Some miles further down the road I came upon a runner in the middle of the road. We have no sidewalks here. A bright greeting from him confirmed him to be a fellow I often see in the locker room at the YMCA and on the fitness floor. Suddenly we were about the same thing, maintaining the precious gift of physical health and well being. This great treasure of health allowed us to have micro-community for three seconds, as we passed. My sense of community with the YMCA strengthened a bit in that moment. I thought of the happy times I had in the YMCA in Victoria, British Columbia.

Just seconds later I attempted to cross a fairly busy main road. A substantial number of cars travelling in both directions forced me to wait perhaps twenty seconds. Alas, the hospitality of community I had been basking in was burned off by the hostility of personal inconvenience. Thirty-five minutes earlier I freely gave forty-five seconds to the collectors. Now I was incenses at being asked of twenty seconds. Did a life-long habit of individualism suddenly rear its ugly head? Perhaps a well-oiled psychological trigger fired. Hospitality thrives in community. Hostility thrives in the soil of selfish individualism. Perhaps a young mother was on her way to the hospital four blocks away to say farewell to a dying husband. A young man in a truck might have been on his way to repair a tractor in my neighbor that had been collecting our solid waste. Ad infinitum.

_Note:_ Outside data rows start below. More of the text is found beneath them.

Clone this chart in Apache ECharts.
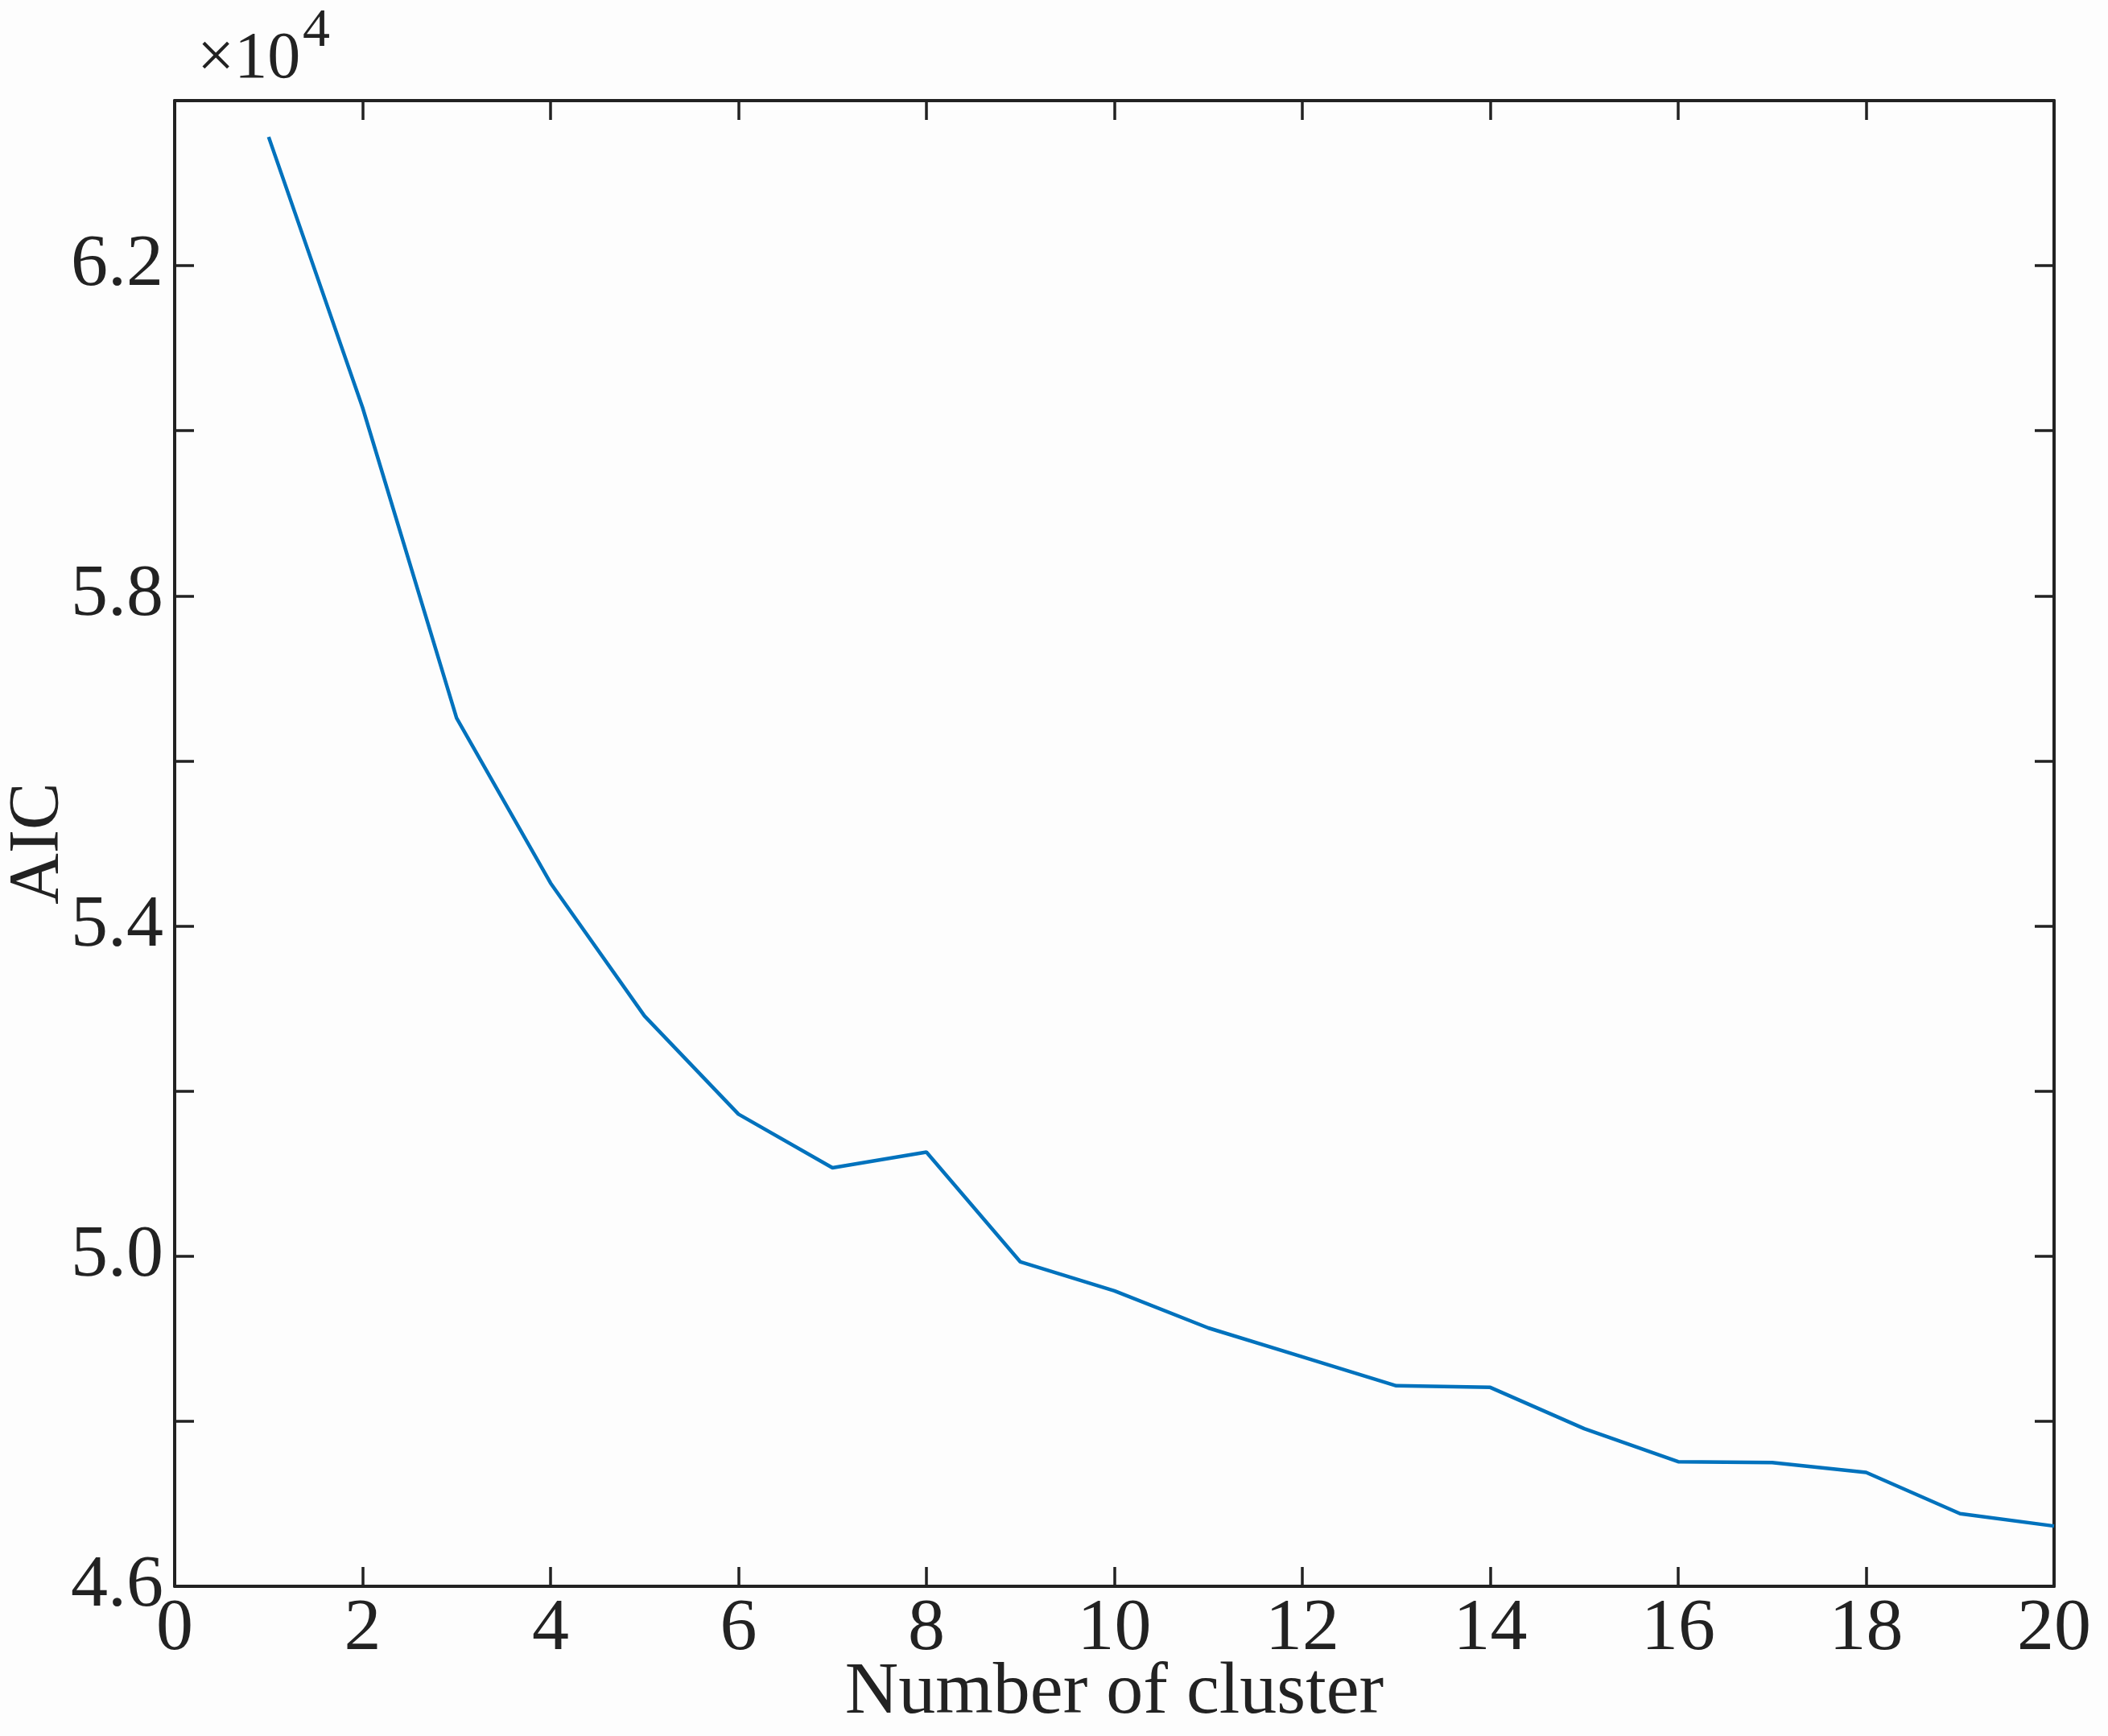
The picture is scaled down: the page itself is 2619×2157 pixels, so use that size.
<!DOCTYPE html>
<html>
<head>
<meta charset="utf-8">
<title>AIC</title>
<script src="https://cdn.jsdelivr.net/npm/echarts@6/dist/echarts.min.js"></script>
<style>
    html, body { margin: 0; padding: 0; background: #fdfdfd; }
    #main { width: 2619px; height: 2157px; }
</style>
</head>
<body>
<div id="main"></div>
<script>
    // cluster counts and AIC values (x 10^4)
    var clusters = [1, 2, 3, 4, 5, 6, 7, 8, 9, 10, 11, 12, 13, 14, 15, 16, 17, 18, 19, 20];
    var aic = [6.356, 6.028, 5.652, 5.452, 5.291, 5.172, 5.107, 5.126, 4.993, 4.958,
               4.913, 4.878, 4.843, 4.841, 4.791, 4.751, 4.750, 4.738, 4.688, 4.673];
    var yLabels = ['4.6', '5.0', '5.4', '5.8', '6.2'];

    var font = 'Liberation Serif';
    var ink = '#222';

    var points = [];
    for (var i = 0; i < clusters.length; i++) {
        points.push([clusters[i], aic[i]]);
    }

    // box frame: keep every axis on its own edge (no onZero)
    var axisLine = { show: true, onZero: false, lineStyle: { color: ink, width: 4 } };
    var tick = { show: true, inside: true, length: 24, lineStyle: { color: ink, width: 3.5 } };

    var yFormat = function (v) {
        var s = v.toFixed(1);
        return yLabels.indexOf(s) > -1 ? s : '';
    };

    var myChart = echarts.init(document.getElementById('main'));

    var option = {
        backgroundColor: '#fdfdfd',
        animation: false,
        grid: { left: 217, right: 67, top: 125, bottom: 186, containLabel: false, outerBoundsMode: 'none' },
        graphic: [
            { type: 'text', left: 245, top: 33,
              style: { text: '\u00d710', font: '82px "' + font + '"', fill: ink } },
            { type: 'text', left: 376, top: 5,
              style: { text: '4', font: '68px "' + font + '"', fill: ink } }
        ],
        xAxis: [
            {
                type: 'value', min: 0, max: 20, interval: 2,
                name: 'Number of cluster', nameLocation: 'middle', nameGap: 87, nameMoveOverlap: false,
                nameTextStyle: { fontFamily: font, fontSize: 92, color: ink },
                axisLine: axisLine, axisTick: tick, splitLine: { show: false },
                axisLabel: { fontFamily: font, fontSize: 92, color: ink, margin: 8 }
            },
            {
                type: 'value', position: 'top', min: 0, max: 20, interval: 2,
                axisLine: axisLine, axisTick: tick, splitLine: { show: false },
                axisLabel: { show: false }
            }
        ],
        yAxis: [
            {
                type: 'value', min: 4.6, max: 6.4, interval: 0.2,
                name: 'AIC', nameLocation: 'middle', nameGap: 125, nameMoveOverlap: false,
                nameTextStyle: { fontFamily: font, fontSize: 88, color: ink },
                axisLine: axisLine, axisTick: tick, splitLine: { show: false },
                axisLabel: { fontFamily: font, fontSize: 92, color: ink, margin: 14, formatter: yFormat }
            },
            {
                type: 'value', position: 'right', min: 4.6, max: 6.4, interval: 0.2,
                axisLine: axisLine, axisTick: tick, splitLine: { show: false },
                axisLabel: { show: false }
            }
        ],
        series: [
            {
                name: 'AIC',
                type: 'line',
                data: points,
                showSymbol: false,
                lineStyle: { color: '#0072BD', width: 4.5 },
                itemStyle: { color: '#0072BD' }
            }
        ]
    };
    myChart.setOption(option);
</script>
</body>
</html>
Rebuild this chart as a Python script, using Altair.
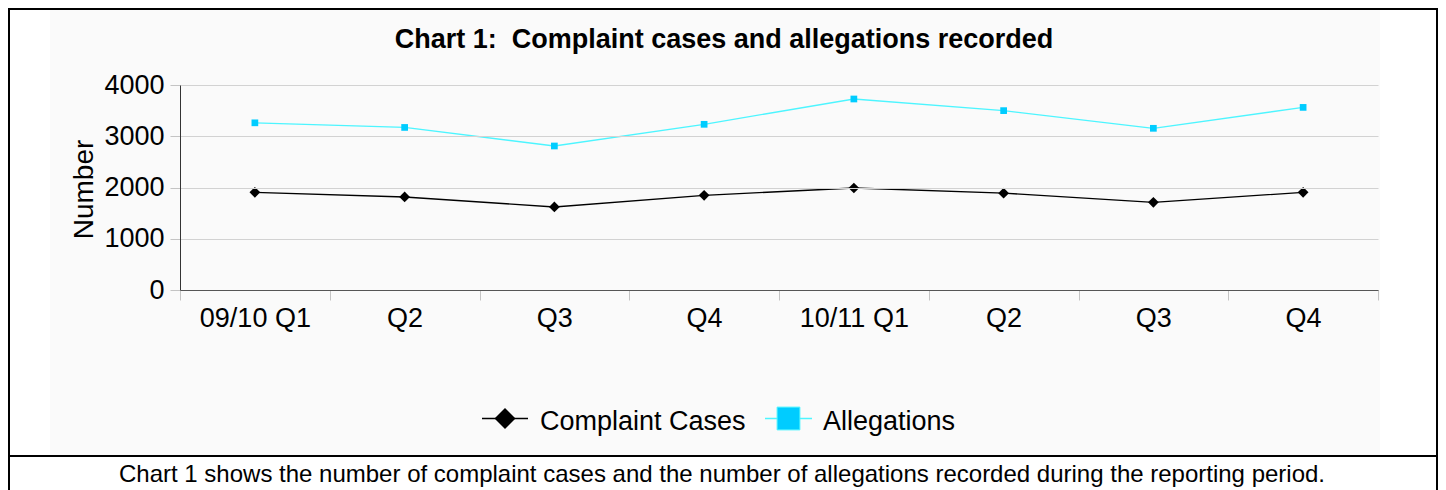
import altair as alt
import pandas as pd

# ---- data ----
period_keys = ["09/10 Q1", "09/10 Q2", "09/10 Q3", "09/10 Q4",
               "10/11 Q1", "10/11 Q2", "10/11 Q3", "10/11 Q4"]
tick_labels = ["09/10 Q1", "Q2", "Q3", "Q4", "10/11 Q1", "Q2", "Q3", "Q4"]
series_names = ["Complaint Cases", "Allegations"]
complaint_cases = [1905, 1815, 1620, 1848, 1990, 1890, 1710, 1906]
allegations = [3262, 3172, 2810, 3233, 3727, 3500, 3155, 3563]
y_ticks = [0, 1000, 2000, 3000, 4000]

title_text = "Chart 1:\u00a0 Complaint cases and allegations recorded"
caption_text = ("Chart 1 shows the number of complaint cases and the number of "
                "allegations recorded during the reporting period.")

FONT = "Liberation Sans"
LINE_COLORS = ["#000000", "#4df5ff"]
FILL_COLORS = ["#000000", "#00ccff"]

df = pd.DataFrame({
    "Period": period_keys * 2,
    "Series": [series_names[0]] * len(period_keys) + [series_names[1]] * len(period_keys),
    "Value": complaint_cases + allegations,
})

W, H = 1198, 205

label_expr = "[{}][indexof([{}], datum.value)]".format(
    ",".join("'%s'" % t for t in tick_labels),
    ",".join("'%s'" % k for k in period_keys),
)

x_enc = alt.X(
    "Period:N",
    sort=period_keys,
    scale=alt.Scale(type="band", paddingInner=0, paddingOuter=0),
    axis=alt.Axis(
        title=None, labelAngle=0, labelFontSize=27, labelFont=FONT, labelColor="#000",
        labelPadding=5, tickSize=10, tickColor="#c4c4c4", domainColor="#555555",
        tickBand="extent", grid=False, labelExpr=label_expr, zindex=1,
    ),
)
y_enc = alt.Y(
    "Value:Q",
    scale=alt.Scale(domain=[0, 4000], nice=False),
    axis=alt.Axis(
        values=y_ticks, format="d", title="Number", titleFontSize=28, titleFont=FONT,
        titleFontWeight="normal", titleColor="#000", titleAngle=270,
        titleX=-88, titleY=104, titleAlign="center", titleBaseline="alphabetic",
        labelFontSize=27, labelFont=FONT, labelColor="#000", labelPadding=6,
        tickSize=10, tickColor="#c4c4c4", domainColor="#333333",
        grid=True, gridColor="#d2d2d2", zindex=1,
    ),
)

color_scale = alt.Scale(domain=series_names, range=LINE_COLORS)
fill_scale = alt.Scale(domain=series_names, range=FILL_COLORS)

base = alt.Chart(df).encode(x=x_enc, y=y_enc)

lines = base.mark_line(strokeWidth=1.3).encode(
    stroke=alt.Stroke("Series:N", scale=color_scale, legend=None),
    detail="Series:N",
)
points = base.mark_point(filled=True, opacity=1).encode(
    fill=alt.Fill("Series:N", scale=fill_scale, legend=None),
    shape=alt.Shape("Series:N", scale=alt.Scale(domain=series_names, range=["diamond", "square"]), legend=None),
    size=alt.Size("Series:N", scale=alt.Scale(domain=series_names, range=[115, 45]), legend=None),
)

one = pd.DataFrame({"a": [0]})

bg = alt.Chart(one).mark_rect(fill="#fafafa").encode(
    x=alt.value(-130), x2=alt.value(1200), y=alt.value(-78), y2=alt.value(370))
border = alt.Chart(one).mark_rect(fill=None, stroke="#000", strokeWidth=2).encode(
    x=alt.value(-171), x2=alt.value(1257), y=alt.value(-76), y2=alt.value(440))
sep = alt.Chart(one).mark_rule(color="#000", strokeWidth=2).encode(
    x=alt.value(-171), x2=alt.value(1257), y=alt.value(371))

title = alt.Chart(one).mark_text(
    text=title_text, font=FONT, fontSize=27, fontWeight="bold", color="#000",
    align="center", baseline="alphabetic").encode(x=alt.value(544), y=alt.value(-37))
caption = alt.Chart(one).mark_text(
    text=caption_text, font=FONT, fontSize=24, color="#000",
    align="center", baseline="alphabetic").encode(x=alt.value(542), y=alt.value(397))

# legend (decoration)
leg_y = 333.5
leg1_line = alt.Chart(one).mark_rule(color=LINE_COLORS[0], strokeWidth=1.3).encode(
    x=alt.value(302), x2=alt.value(348), y=alt.value(leg_y))
leg1_sym = alt.Chart(one).mark_point(shape="diamond", filled=True, size=441, color=FILL_COLORS[0], opacity=1).encode(
    x=alt.value(325), y=alt.value(leg_y))
leg1_txt = alt.Chart(one).mark_text(
    text=series_names[0], font=FONT, fontSize=27, color="#000", align="left",
    baseline="alphabetic").encode(x=alt.value(360), y=alt.value(345))
leg2_line = alt.Chart(one).mark_rule(color=LINE_COLORS[1], strokeWidth=1.3).encode(
    x=alt.value(585), x2=alt.value(632), y=alt.value(leg_y))
leg2_sym = alt.Chart(one).mark_point(shape="square", filled=True, size=520, color=FILL_COLORS[1],
                                     stroke=LINE_COLORS[1], strokeWidth=1, opacity=1).encode(
    x=alt.value(608.5), y=alt.value(leg_y))
leg2_txt = alt.Chart(one).mark_text(
    text=series_names[1], font=FONT, fontSize=27, color="#000", align="left",
    baseline="alphabetic").encode(x=alt.value(643), y=alt.value(345))

chart = alt.layer(
    bg, border, sep, title, caption,
    leg1_line, leg1_sym, leg1_txt, leg2_line, leg2_sym, leg2_txt,
    lines, points,
).properties(
    width=W, height=H,
    padding={"left": 172, "top": 77, "right": 60, "bottom": 200},
    autosize=alt.AutoSizeParams(type="none"),
    background="white",
).configure_view(stroke=None)

chart.save("out.html", embed_options={"renderer": "svg", "actions": False})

Two miles beyond that road about six men were replacing a roof. They initiated greeting with me as I rode past. Suddenly I was back on the roof of Habitat Houses air nailing shingles. The heat of hostility cooled off. I would have enjoyed being up there working with those guys - until it got hot again.

In a mere eleven miles and fifty minutes I have been back to Mexico City, Cairo, Hyde Park, the Gamla Stan, Victoria, India, and the hood. Perhaps I might even have learned something along the way - hospitality instead of hostility. Community is a choice I get to make every moment.

Think I will go home and eat breakfast.